NBC paid $775 million to cover the Sochi Games, and Adweek estimates they will more than recoup their investment, selling around $1.05 billion in ads. Most of this money is spent and can’t be unspent. Corporations pay as much as $100 million to become major Olympic sponsors, then three to four times more to launch new products and advertising campaigns over the four-year Olympic cycle. The return on that investment is not always clear, but one sports marketing consultant told CNN Money that publicity damage from controversies surrounding the Games tends to sputter out quickly: “Once the flame gets lit, the focus shifts to the athletes and the competition.”
Boycotting corporate sponsors of Sochi could dent their revenue, but it’s not likely to hurt or affect Russia. Coca-Cola, a major Sochi sponsor, has a great record in workplace diversity and has been honored eight years in a row by the Human Rights Campaign for its fairness to LGBT employees. Are they a worthy target? After steady pressure from groups like All Out, Olympic sponsor AT&T has condemned Russian anti-gay laws, and there are hopes that Coca-Cola and McDonald’s will follow suit.
Like others, especially in the sports world, Olympic diving legend Greg Louganis has argued that a boycott only hurts the athletes. Instead, winning athletes should openly thank their gay colleagues and friends from the podium (as two-time Olympian Nick Symmonds did at a Russian sporting event last summer). More recently, in an opinion essay on the eve of the Sochi Olympics, Louganis remarked that “the best response to the mounting repression in Russia is engagement.” But he also advised that Americans exercise “some humility and a sense of history,” since our own social advances are so recent. At the height of his sports career, most of Louganis’s teammates refused to room with him. Since then, “minds have opened, laws have changed. In October, my soul mate Johnny Chaillot became my husband … Here’s another sign of progress: Of the nine people in the U.S. delegation to Sochi, three are openly gay or lesbian.”
Of course, boycotts don’t need an economic aim or result. We can boycott to rouse the rabble, to piss off the powers that be. As an expression of free speech, even a soggy semi-boycott that no one notices can be the right thing to do. In a miniature version of the Olympic controversy, Bill de Blasio has said he will boycott New York’s St. Patrick’s Day parade over the ban on gay-pride signs. Someone buy that man a green beer.
Russian organizers expect three billion viewers to watch this morning’s Opening Ceremonies at Sochi. The HRC proposes to tune in, as well, so that it can “publicly track every minute to show how NBC is covering this human rights crisis.” There’s one inventive non-boycott protest to the Games. Another is to atone for the pleasure of watching by donating to the Russian Freedom Fund, Amnesty International, or another human rights organization—ten bucks, say, for every hour of speed-skating or slalom. Some gay bars around the country have organized guilt-free viewing parties for opening ceremony night, with $1 donations for each drink ordered. Another effective, ethical course for the armchair activist is to make the Sochi Games a 17-day protest: Once a day, write a letter, call a radio station, read dispatches from Russian activists, buy books or music by living gay Russians.

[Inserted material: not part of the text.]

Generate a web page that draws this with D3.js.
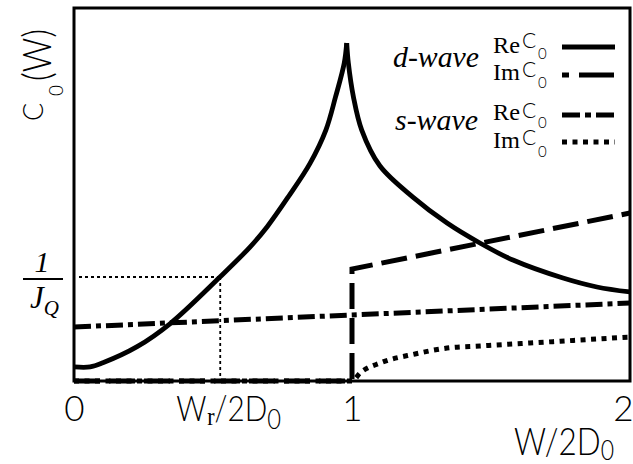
<!DOCTYPE html>
<html><head><meta charset="utf-8">
<script src="https://cdn.jsdelivr.net/npm/d3@7"></script>
<style>body{margin:0;background:#fff;} svg{display:block;}</style>
</head><body>
<svg id="chart" width="633" height="464"></svg>
<script>
// ---- data ----
const xTickValues = [0, 1, 2];
const xTickLabels = ["0", "1", "2"];
const omegaR = 0.526;      // W_r / 2D_0
const invJQ = 1.0;         // 1 / J_Q level
const dWaveRe = [[0,0.135],[0.058,0.135],[0.104,0.175],[0.227,0.33],[0.345,0.55],[0.525,1.0],[0.633,1.288],[0.695,1.484],[0.771,1.772],[0.849,2.093],[0.906,2.413],[0.941,2.734],[0.972,3.055],[0.981,3.25],[0.987,3.055],[1.005,2.734],[1.035,2.413],[1.10,2.07],[1.219,1.769],[1.342,1.519],[1.460,1.327],[1.579,1.163],[1.759,0.990],[1.881,0.904],[2.0,0.856]];
const dWaveIm = [[0,0],[1,0],[1,1.077],[2,1.615]];
const sWaveRe = [[0,0.519],[1,0.635],[2,0.75]];
const sWaveIm = [[0,0],[1,0],[1.029,0.077],[1.101,0.173],[1.227,0.26],[1.342,0.317],[1.460,0.337],[1.579,0.356],[1.701,0.375],[1.820,0.394],[2.0,0.423]];

const SANS = "Lato,Roboto,'DejaVu Sans',sans-serif";
const SERIF = "'Liberation Serif','DejaVu Serif','Times New Roman',serif";

const svg = d3.select("#chart");
const x = d3.scaleLinear().domain([0, 2]).range([74, 630]);
const y = d3.scaleLinear().domain([0, 3.587]).range([381, 8]);

function sans(sel, size) {
  return sel.style("font-family", SANS).style("font-weight", 300).style("font-size", size + "px");
}
function fit(sel, len) {
  return sel.attr("textLength", len).attr("lengthAdjust", "spacingAndGlyphs");
}
// squeeze a composite text horizontally so it spans [x0, x0+w]
function squeeze(textSel, x0, base, w) {
  const bw = textSel.node().getComputedTextLength();
  textSel.attr("transform", `translate(${x0},${base}) scale(${w / bw},1)`);
}

// guide lines (dotted thin)
svg.append("line").attr("x1", x(0) + 5).attr("x2", x(omegaR)).attr("y1", y(invJQ)).attr("y2", y(invJQ))
  .attr("stroke", "#000").attr("stroke-width", 1.8).attr("stroke-dasharray", "3,3");
svg.append("line").attr("x1", x(omegaR)).attr("x2", x(omegaR)).attr("y1", y(invJQ)).attr("y2", y(0))
  .attr("stroke", "#000").attr("stroke-width", 1.8).attr("stroke-dasharray", "3,3");

// frame
svg.append("rect").attr("x", x(0)).attr("y", y(3.587)).attr("width", x(2) - x(0)).attr("height", y(0) - y(3.587))
  .attr("fill", "none").attr("stroke", "#000").attr("stroke-width", 3);

const lineSmooth = d3.line().x(d => x(d[0])).y(d => y(d[1])).curve(d3.curveCatmullRom.alpha(0.5));
const lineMono = d3.line().x(d => x(d[0])).y(d => y(d[1])).curve(d3.curveMonotoneX);
const lineLin = d3.line().x(d => x(d[0])).y(d => y(d[1]));

// d-wave Re: split at cusp
const peakIdx = d3.maxIndex(dWaveRe, d => d[1]);
const leftBranch = dWaveRe.slice(0, peakIdx + 1);
const rightBranch = dWaveRe.slice(peakIdx);
[leftBranch, rightBranch].forEach(br => {
  svg.append("path").attr("d", lineSmooth(br)).attr("fill", "none").attr("stroke", "#000")
    .attr("stroke-width", 4.8).attr("stroke-linejoin", "miter");
});

// s-wave Re: dash-dot
svg.append("path").attr("d", lineLin(sWaveRe)).attr("fill", "none").attr("stroke", "#000")
  .attr("stroke-width", 5).attr("stroke-dasharray", "17,5,5,5");

// s-wave Im: dotted squares
svg.append("path").attr("d", lineMono(sWaveIm)).attr("fill", "none").attr("stroke", "#000")
  .attr("stroke-width", 5).attr("stroke-dasharray", "5,5.5");

// d-wave Im: dashed
svg.append("path").attr("d", lineLin(dWaveIm)).attr("fill", "none").attr("stroke", "#000")
  .attr("stroke-width", 5).attr("stroke-dasharray", "26,9");

// x axis tick labels
const axis = d3.axisBottom(x).tickValues(xTickValues).tickFormat((d, i) => xTickLabels[i]).tickSize(0);
const gx = svg.append("g").attr("transform", `translate(0,${y(0)})`).call(axis);
gx.select(".domain").remove();
sans(gx.selectAll("text").attr("y", 40).attr("dy", 0).attr("fill", "#000"), 35);
gx.selectAll("text").filter(d => d === 2).attr("dx", -7);

// W_r/2D_0 label (single text element)
const wr = sans(svg.append("text"), 35);
wr.append("tspan").text("W");
wr.append("tspan").attr("dy", 4).attr("dx", 1).style("font-family", SERIF).style("font-weight", 400).style("font-size", "26px").text("r");
wr.append("tspan").attr("dy", -4).text("/2D");
wr.append("tspan").attr("dy", 8).style("font-size", "28px").text("0");
squeeze(wr, x(omegaR) - 44, 421, 104);

// x-axis title
const xt = sans(svg.append("text"), 37);
xt.append("tspan").text("W/2D");
xt.append("tspan").attr("dy", 5).style("font-size", "27px").text("0");
squeeze(xt, 514, 455, 100);

// y-axis title (rotated)
const yt = svg.append("g").attr("transform", "translate(43,121) rotate(-90)");
sans(yt.append("text").attr("x", 0).attr("y", 0), 27).text("C");
sans(yt.append("text").attr("x", 25).attr("y", 20), 19).text("0");
fit(sans(yt.append("text").attr("x", 40).attr("y", 8), 40).text("(W)"), 52);

// 1/J_Q label
svg.append("text").attr("x", 42).attr("y", 272).attr("text-anchor", "middle")
  .style("font-family", SERIF).style("font-style", "italic").style("font-size", "30px").text("1");
svg.append("line").attr("x1", 23).attr("x2", 63).attr("y1", 279).attr("y2", 279)
  .attr("stroke", "#000").attr("stroke-width", 1.8);
const jq = svg.append("text").attr("x", 30).attr("y", 308)
  .style("font-family", SERIF).style("font-style", "italic").style("font-size", "31px");
jq.append("tspan").text("J");
jq.append("tspan").attr("dy", 7).style("font-size", "21px").text("Q");

// legend
const legendRows = [
  {label: "Re", base: 53, cBase: 48, sBase: 59, ly: 47, dash: null, off: 0},
  {label: "Im", base: 80, cBase: 77, sBase: 88, ly: 75, dash: "35,10", off: 28},
  {label: "Re", base: 120, cBase: 118, sBase: 128, ly: 115, dash: "18,5,6,5", off: 0},
  {label: "Im", base: 148, cBase: 145, sBase: 157, ly: 142, dash: "5,5.5", off: 0}
];
fit(svg.append("text").attr("x", 393).attr("y", 67).style("font-family", SERIF).style("font-style", "italic")
  .style("font-size", "29px").text("d-wave"), 86);
fit(svg.append("text").attr("x", 395).attr("y", 130).style("font-family", SERIF).style("font-style", "italic")
  .style("font-size", "29px").text("s-wave"), 83);
legendRows.forEach(r => {
  fit(svg.append("text").attr("x", 493).attr("y", r.base).style("font-family", SERIF).style("font-size", "23px").text(r.label), 27);
  sans(svg.append("text").attr("x", 522).attr("y", r.cBase), 21).text("C");
  sans(svg.append("text").attr("x", 538).attr("y", r.sBase), 15).text("0");
  const l = svg.append("line").attr("x1", 562).attr("x2", 615).attr("y1", r.ly).attr("y2", r.ly)
    .attr("stroke", "#000").attr("stroke-width", r.dash ? 5 : 4.8);
  if (r.dash) l.attr("stroke-dasharray", r.dash).attr("stroke-dashoffset", r.off);
});
</script>
</body></html>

The fiercest among us are probably not reading this. They’re picketing meetings of the International Olympic Committee. They’re writing phone numbers on their forearms so they can call from jail.
That leaves the rest of us, who can begin by recognizing that we touch others and influence events whether we act or not. The Sochi Games are a chance to examine your conscience. Then boycott or not, guilt-free.